I am trying to draw random numbers
$$Z_{l,m} = \int_{-1}^1 dx \, P_l^m(x)W(x)$$
Here $P_l^m(x)$ are the associated Legendre polynomials with integers $l\geq0$ and $-l\leq m \leq l$. The variable $W(x)$ corresponds to white noise with zero mean and variance
$$W(x)W(x')=\delta(x-x')$$
Here $\delta(x-x')$ is the delta distribution.
I noticed already, that $P_l^m$ is proportional to $P_l^{-m}$, hence I only need to draw numbers for $m\geq0$.
However, I am not sure at all if the remaining random numbers $Z_l^m$ are independent. Does anyone have ideas on either how to show the independence or on how to draw the random numbers?

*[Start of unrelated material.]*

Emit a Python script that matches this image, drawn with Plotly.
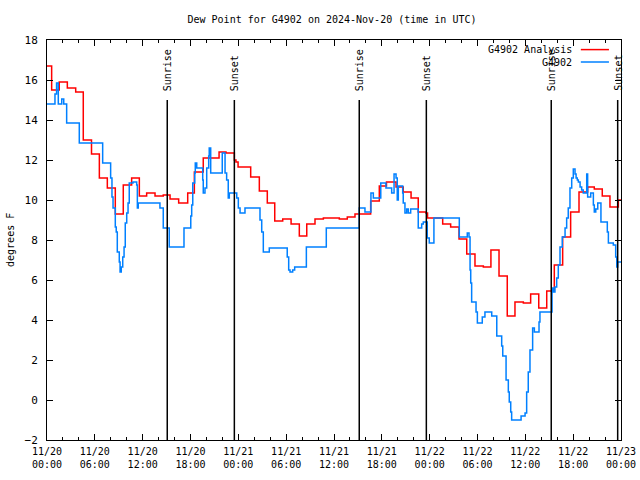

I think it is better to avoid thinking in terms of bona fide white noise, as physicists often think. You should instead think in terms of computing
$$I_l^m=\int_0^2 P_l^m(x-1) dW(x).$$
This is a stochastic integral. (I shift everything to start at zero for consistency with standard notation in math.)
Approach 1:
Rewrite the stochastic integral by "formal integration by parts":
$$I_l^m=P_l^m(1) W(2)-P_l^m(-1)W(0)-\int_0^2 W(x) (P_l^m)'(x-1) dx \\= P_l^m(1) W(2) - \int_0^2 W(x) (P^m_l)'(x-1) dx.$$
The second term is now a regular integral, not a stochastic integral anymore. You can now approximate this integral as:
$$\sum_{k=1}^N (P_l^m)'\left ( \frac{2k}{N}-1 \right ) \sum_{j=1}^k N_j$$
where $N_j$ are iid normal random variables with mean zero and variance $\frac{2}{N}$. This is essentially the rectangle rule for the regular integral, with the inner sum serving to approximate a sample path of the Wiener process.